Principal Leads with Passion

Leadership takes on many forms, but inspiring others to do their best is one of the most valuable qualities in an effective leader.

Garry Grotke, principal at James Madison Elementary School in San Leandro Unified School District, is such a leader. Grotke says inspiring others – students, teachers and parents – is one of the best parts of the job.

 Garry Grotke is principal of James Madison Elementary School.

Garry Grotke is principal of James Madison Elementary School.

“I love watching children and teachers become inspired as they learn, and I become inspired as well,” he said. “I love seeing children perform, on stage, in the class, on the field and as they move on from elementary school. I love looking at the faces of the families as they see their children shine. I really enjoy supporting and empowering parents to advocate for their children. I love helping inspire teachers to help children discover their passion for learning – and recess!”

Grotke, who has been named Elementary Principal of the Year by the Association of California School Administrators, said he feels lucky to work with such a great staff and community of learners at James Madison. He said the award is really a recognition of the entire school community, and he is proud to be a part of it.

“When principals dream of what schools can be, they are dreaming of our school,” he said. “It is a great honor to see our work become appreciated at the state level. To have staff, families and students come together and make a vision into reality is the most rewarding experience a leader can have. It is a great privilege to have our school and my work honored with the Elementary Principal of the Year Award.”

Grotke said the secret to his success as an elementary leader is vision and creativity. He said his staff operates with integrity and passion, which is clearly reflected in the school culture.

“The teachers have been outstanding and continually are seeking to improve what they can do for children,” he said. “Teachers have fun teaching, and students know it. Laughter is a big part of the sounds you hear in our school. Everyone thinks about what could be and then looks at what they can do.”

I am so lucky to be in a profession where I get to give back every day.
— Garry Grotke

In fact, the entire school community has a shared vision of success for students. School staff, students, parents and the community at large – every player knows success is possible.

“At James Madison, we believe every child wants to be successful. Every family wants success for their children. Every employee, from the principal to the paraprofessional, is here to ensure success. Success is defined individually and is always possible,” Grotke said.

Grotke said when he started at Madison in 2002 he knew he and his staff needed to develop a common understanding of success. He set out to define success so that it could be obtained by everyone. Staff looked at student success through the lens of Attitudes, Skills and Knowledge. ASK for success allows opportunities for all students and parents to see what attributes are helping or hindering students from reaching their potential, and staff then meet and create multiple pathways for students to succeed.

“We know that success begins with a safe school for all families and staff,” he said. “Success is not limited to a test score. The diversity of the human experience contributes to a successful school and society. We are just as interested in how well students do when they move on from our school as we are for their success while they are at Madison.”

Like all education leaders, Grotke has his share of challenges: budget cuts, school construction, missing children, even a fire. But Grotke said they’re just part of the job.

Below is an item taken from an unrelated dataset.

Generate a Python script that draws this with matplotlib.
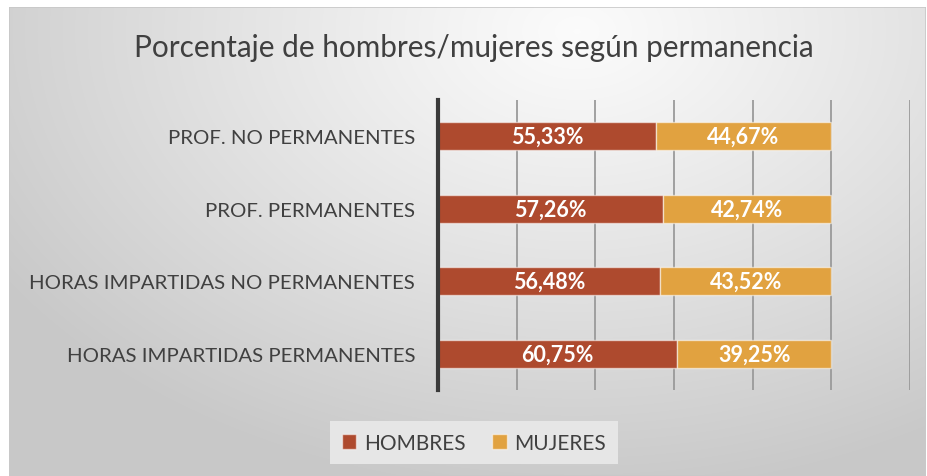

“There are always challenges and people who want to challenge what you do,” Grotke said. “I strive to find ways to harness multiple perspectives to support overcoming a range of challenges.”

Grotke said ensuring equal opportunities for academic success has been one of his biggest challenges at school, and is an issue that hits close to home.

“The greatest challenge in public education is the racial disparity of student success,” he said. “We have looked at the definitions of success and how they may limit the abilities of all children to be equitably successful. Being a champion of public education means being a champion for our most challenged students. As a parent of two beautiful Haitian daughters and three uniquely brilliant sons, I know first-hand the challenges of advocating and navigating the school system to support children with different needs.”

Grotke said he entered education to prove that he could make a difference. He had many ideas of how to make learning fun, how to motivate and empower disenfranchised youth, and how to run a summer school program that paid for itself. And people often told him he couldn’t carry them out.

“I became an administrator to remind people you can,” he said. “I have always dreamed to work in a profession that allows you to make a difference for people every day. I never thought I would be able to impact so many so profoundly.”

Grotke said he has had many educators throughout his life who supported him and encouraged him to succeed. His sixth-grade teacher, Barbara Wells, took the time to nurture him and find the success hidden deeply away.

“She showed me that there was success in everyone, even me, which is sometimes difficult for a young person to believe,” he said. “She never let the system keep from supporting the learner.

“Throughout my life I have had visionary mentors inspiring me as a learner and leader. People took time and invested in me as a person and as an educator. I have learned from these mentors that there are many ways to become successful. I always remember that someone helped me every step of the way, and I am so lucky to be in a profession where I get to give back every day.”